No, of course you can't believe everything you see on YouTube. But sometimes seemingly cheap, hand-held videos have an apparent authenticity that's convincing.

Lately, a number of clever videos on the site have played with reality with the ulterior (and sinister!) motive of selling you something. Say it ain't so!

The effect of these videos is that those little 4-inch-by 6-inch YouTube screens can feel like a world unto their own. Stephen Colbert already coined the term "Wikiality" for Wikipedia's shifting version of reality; now it's time to coin the term YouTruth.

Take Kobe Bryant. Sure, he's got some "skillz," but they do not include leaping over a moving Aston Martin or dunking over a pool of snakes. But he's shown performing precisely those feats in a Nike ad campaign that plays off our high expectations for Bryant's athletic prowess.

Hundreds of thousands have watched the videos on YouTube. They are smart in that they teeter on the line of believability just enough to fool some.

Then there's the clip created by the ad agency Element 79. In it, a baseball is hit hard just foul against the outfield wall in left field during a minor league game.

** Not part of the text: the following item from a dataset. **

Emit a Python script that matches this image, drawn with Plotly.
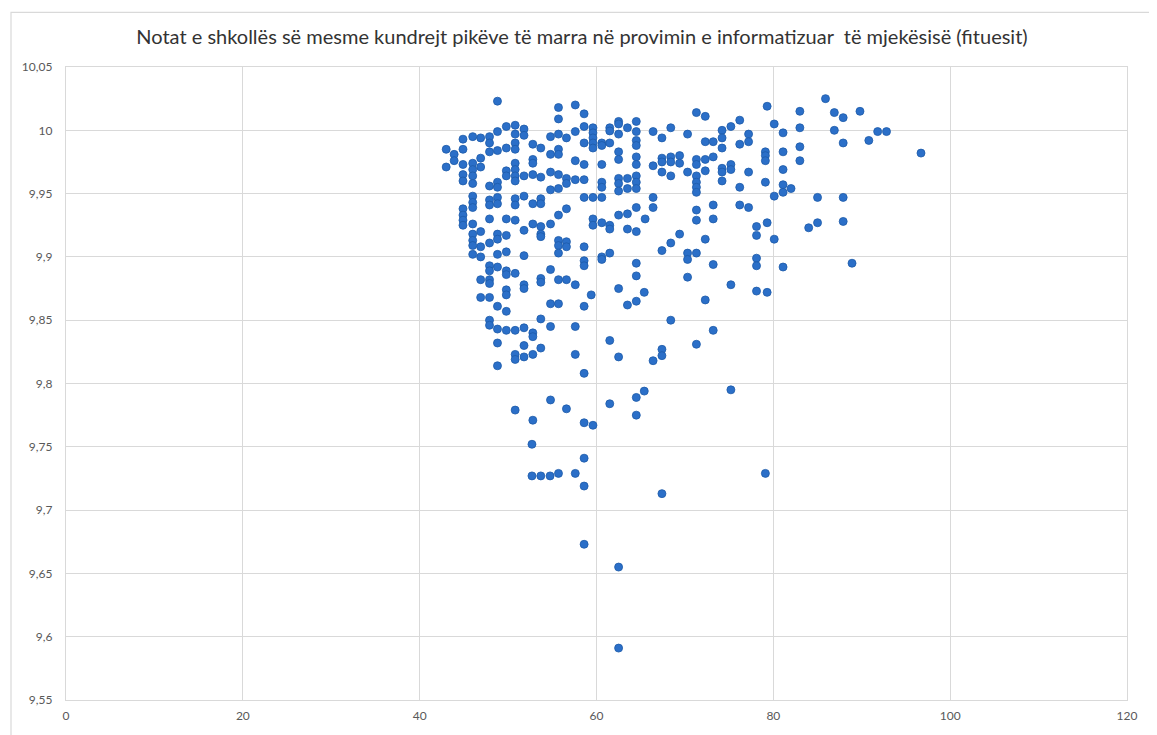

As the announcer calmly calls it foul, the ball girl chases it down, scales the wall and makes a highlight catch.

The spot was created for Gatorade (the sports drink has the tiniest of cameos) but both the ad agency and Gatorade - who chose not to run with the commercial - have said they don't know who put it online.

(It should be noted Gatorade is following its competitor PowerAde in this trend. That drink-maker had a 2005 campaign featuring LeBron James, Michael Vick and Andy Roddick performing outsized feats in their respective sport.)

A standard YouTube entry is the home science experiment (like Mentos plus diet Coke equals "fountain" soda). Over the past few weeks, millions have watched young people make corn pop with just their cell phones.

The video is a hoax to exaggerate the power output of mobiles and stealthily advertise a Bluetooth headset from Cardo Systems. If you want popcorn, you still need your microwave.

There are many more videos purporting alien encounters, magical wizardry and impossible illusions. Part of the fallout from all these fake videos - however artfully done - is that no one believes anything they see on YouTube. The pseudo-found footage has eclipsed real footage.

So when a video crops up that tells an unbelievable story about a pet lion named Christian, our instinct is that it's too good to be true. More than a million have watched the video about a lion cub who was adopted by two British guys in the `70s. They were eventually forced to give up the lion and left him at a sanctuary in Africa.

When they later returned to visit Christian, they were told he would probably not recognize his old parents. But as the video shows, Christian not only recognized them, but ran to them and hugged them (and without mauling them).

But this ridiculously heartwarming story appears to be fact. You can read an article about the tale on the Daily Mail's Web site, directly linked here: http://tinyurl.com/64jqjq.

YouTruth can, at least occasionally, have a happy ending.